なにもないこと

電車にゆらゆら揺られて今日もまた今日を繰り返す。目を閉じたらいつのまにか時が経ってしまうのだから、眠くても必死に車窓に齧り付く。目的地に着いたからといって何かあるわけでもないのだけど。

 

この間まで雨が酷くて、大学までの道のりにある小さな川が今までで一番かさを増していた。橋を渡る時、わたしは絶対川を覗くのだけど、他人に増水のことを話すと知らないふうだったので、普通の人は川なんか見ないんだと思った。

 

学校の小さな小さな祭りで、違う場所で出し物をしていた同期に「お疲れ様」と話しかけた。その子は俯いて展示していた何かを必死に見ながら「おつかれさま」と口だけ動かした。わたしのことがあまり好きじゃないのは勝手だけど、態度にまで出すのは感じ悪いなあと思った。わたしのことを嫌っていたあの子みたいだなあと思う。どの世界にもあの子はいるんだなあ。

 

アーティストの真似事をすると、自分を切り貼りしなきゃならなくてなんだかくすぐったい。みんな口々にいう。「わかってほしいけどわかってほしくない」。わたしだけじゃないんだとほっとした。だけどあまりにも他人に伝わらないのは見てさえ貰えないから具合が悪い。今日も塗っては消して、貼っては剥がしての毎日。水彩画のように一発で決めなきゃならない芸術をしている人はすごい。

 

朝起きて、顔を洗って、着替えをして、鏡を見つめて自分を作る。顔に何かを塗るのに抵抗がなくなってしまった。寧ろ何もしないほうが怖くて家も出れなかった。新しく買ったファンデーション、勧められたままに買ったけど本当に合うのか少し心配だ。化粧品を日々使っているけど、この子達にも消費期限とかいうものがあるんだよなあ。もしかしたら化粧品は良くてもわたし自身がもう期限切れかもしれない。そう思うといつのまにか目の周りがよれてしまっていて、いつまで経っても化粧が終わらなかった。

 

当たり前に周りに恋人がいて、友人がいて、なんだかみんなすごいことをしているなと思う。私には恋人はいないし、友人も、いるんだろうか。

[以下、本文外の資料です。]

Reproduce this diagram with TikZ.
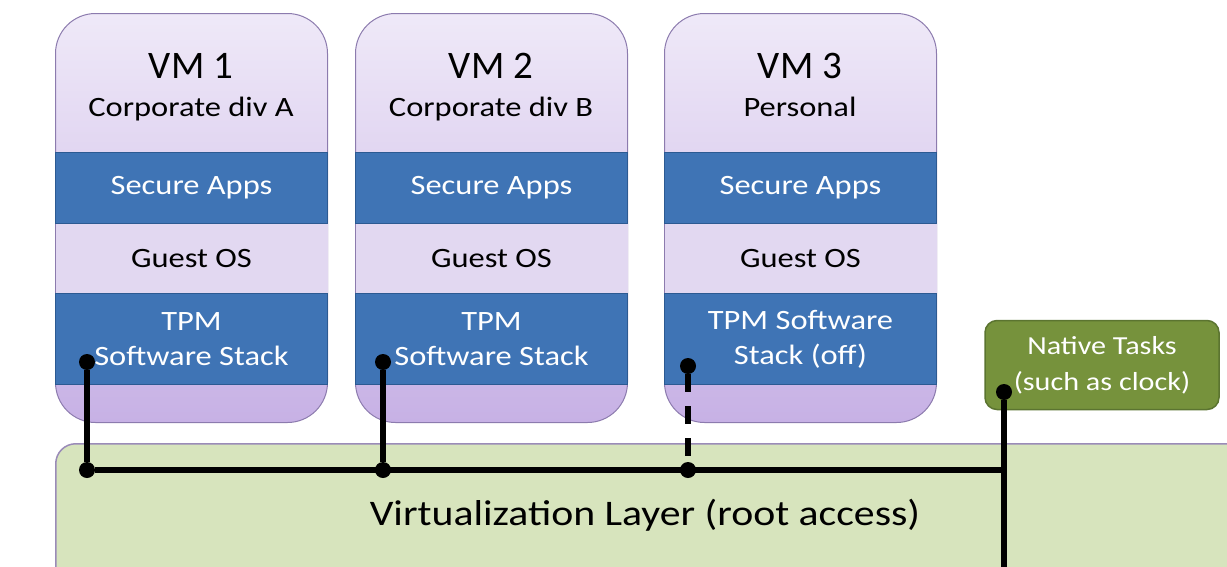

最近人間に親切にしている気がしないから、友人も消えてしまったのではないかと思う。人と話しても疲れてしまう、言いたいことが伝わらない、口が回らない、わたしじゃなくて別の何かにならないとやっていけない。

みんなにみえているのはわたしと見せかけて私じゃない。

 

この前ゼミ室でうっかり泣いてしまった時に丁度よく先輩が部屋に入ってきた。そのあと少しいなくなったのでそのうちに目を冷やした。

先輩が帰ってきたときに自分のご飯を脇に抱えていたのだけど、そのなかからプリンを私に差し出してくれた。

道外から来た先輩は「北海道民の優しさは他府県と違って居心地がいい」というようなことを言っていたけれど、私は先輩の優しさにまた涙が出そうになった。